Wednesday, August 27, 2008

Levi Fisher Ames at the John Michael Kohler Arts Center



Another interesting Ames, this one part of the collection at the Kohler Foundation:

Website description from the Kohler Foundation:

Ames created a vast wooden menagerie of animals from around the world as well as bizarre or heroic characters. After Ames had accumulated several hundred individual carvings, he decided to house them in wooden shadow boxes, hand labeling the carved figures and branding his initials into the top of each box. The glass-fronted boxes were customized to accommodate the various sized carvings. Hinged in the center, they open like a book to reveal the creatures within. Each side may contain one or several carvings with a similar set on the opposing side.

In addition to his fantastic collection of animals real and imagined, Ames carved other objects. His intricate and beautifully realized walking sticks attest to his skill, while small wooden tools and odd items carved from shell, stone, and coconut shell evidence his love of experimentation and exploration. Over the years, he also whittled items such as wooden chains from a single tree branch and types of carvings generally thought of as "tramp art" or "hobo art," along with many Masonic and fraternal symbols and logos. Ames' walking sticks evidence his many interests decorated with chains, animals, and the diamonds, moon, crosses, trefoils and other shapes that represented specific corps in the Civil War.

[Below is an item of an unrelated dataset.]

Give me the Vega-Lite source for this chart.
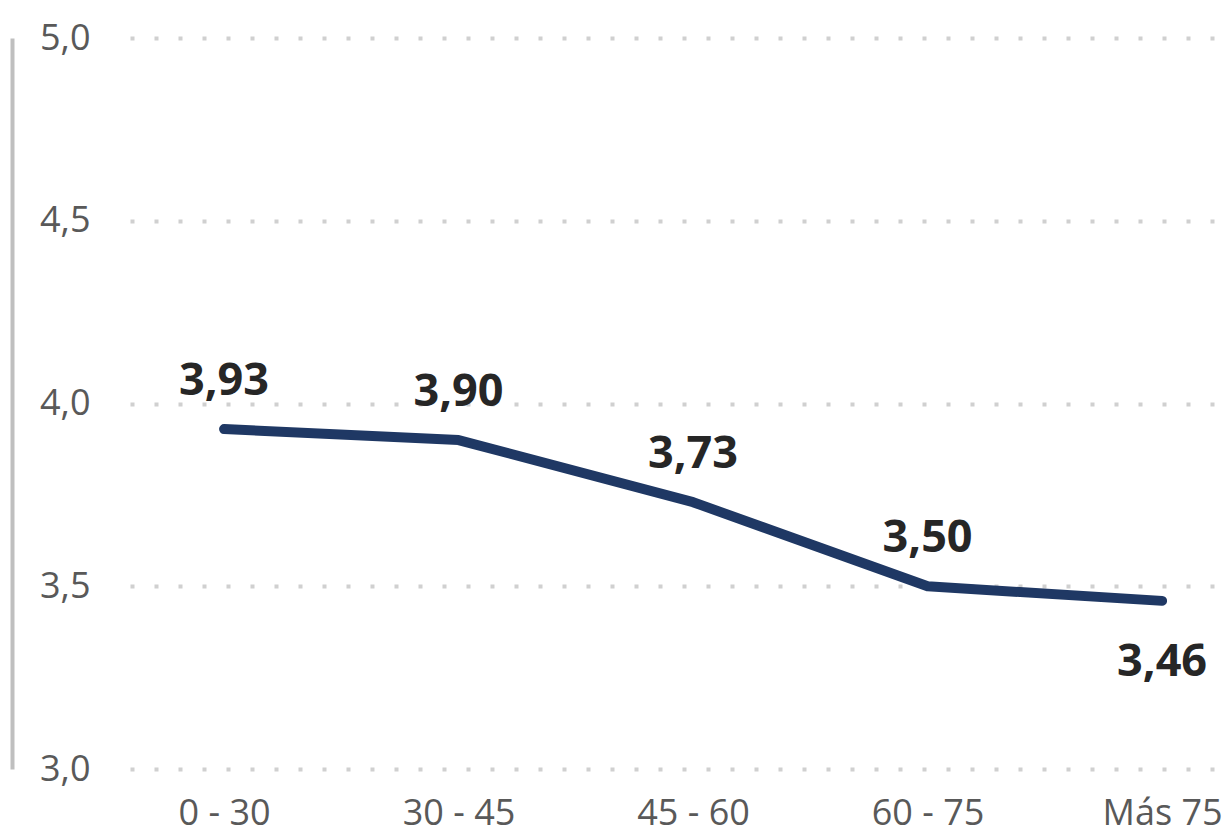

Levi Fisher Ames firmly believed that his body of work needed to be seen as a comprehensive group in order to be understood and fully appreciated. For this reason, he kept the carvings together, never selling any of them.

Asa Ames at the American Folk Art Museum





Ending soon at the American Folk Art Museum.

Website description:

Stacy C. Hollander, curator

Asa Ames is a mysterious and tragic figure. The young sculptor died from consumption when he was 27 years, 7 months, and 7 days old. Though his own life was short, he immortalized family members and neighbors in the vicinity of Evans, Erie County, New York, in a legacy of twelve three-dimensional portraits of children and young adults carved between 1847 and his death in 1851.

During the period that Ames was working in Evans, there was little precedent for portraits in wood. Rare examples were carved in a classical style by some talented shipcarvers, but Ames's veristic life-size bust-, waist-, and full-length portraits have few antecedents in American folk sculpture. One of the most intriguing artworks is a startling waist-length carving of a little girl in a pleated red dress with phrenological markings on her head, but the images that come most readily to mind are sensitive carvings of actual children that seem to embody a state of childhood innocence.

The individuation and ethereal solemnity of the carvings derive from sculptural traditions with a long lineage, from Roman portrait busts to marble statuary associated with the rural cemetery movement that was burgeoning in the 1840s. Ames's sense of himself as an artist may be implied in the Federal Census of 1850, in which his occupation is listed as "sculpturing." Details of Ames's own history remain shrouded in shadow, but the work of his hands illuminates the meaningful and personal nature of the lives he captured so beautifully in wood.

Sunday, August 3, 2008

Vintage Folk Art Atomium



Pre-dates the 1958 Brussels sculpture. This one looks like it's early 20th century.